The market is forecast to perform poorly once again in 2007, as consumers remain saddled with high levels of debt in a relatively high interest rate environment. Market recovery, although slow, is not expected before 2008. The personal loan market has followed a similar trend to the consumer credit, with gross lending also contracting over 2005 and 2006.

Given the current difficult lending environment and high levels of personal indebtedness, lenders operating in the personal loan market have had to review their pricing and acquisition models. Consequently, consumers with a poor credit history will find it harder to access credit or pay higher prices as lenders in the personal loan market are changing their pricing tactics.

While some continue to focus mainly on prices, others are looking at reducing risk. A number of major lenders have shifted their focus to better quality lending, even if that implies lower volume of business. Moreover, lenders with a significant customer base are placing greater efforts on targeting their existing customers while contracting personal loan business.
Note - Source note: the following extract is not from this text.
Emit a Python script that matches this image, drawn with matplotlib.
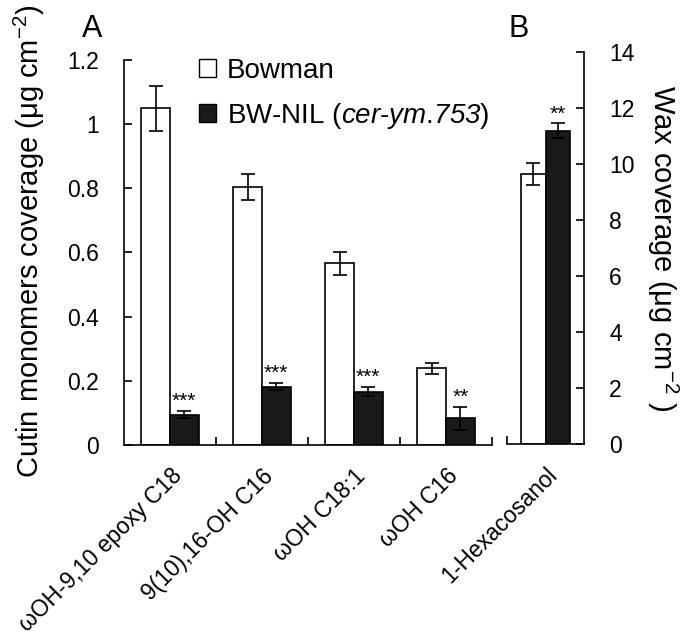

This will provide lenders with the advantage of knowing their financial status and their repayment habits, thus allowing lenders to choose customers who are unlikely to default.

Such a situation implies that customers with good credit records can expect to benefit from lower interest rate offers, yet those with poor credit records will face more difficulty in accessing credit and will pay higher rates than was formerly the case. In light of these changes, the consumer credit market is expected to suffer and struggle to maintain a robust lending service over the next few years.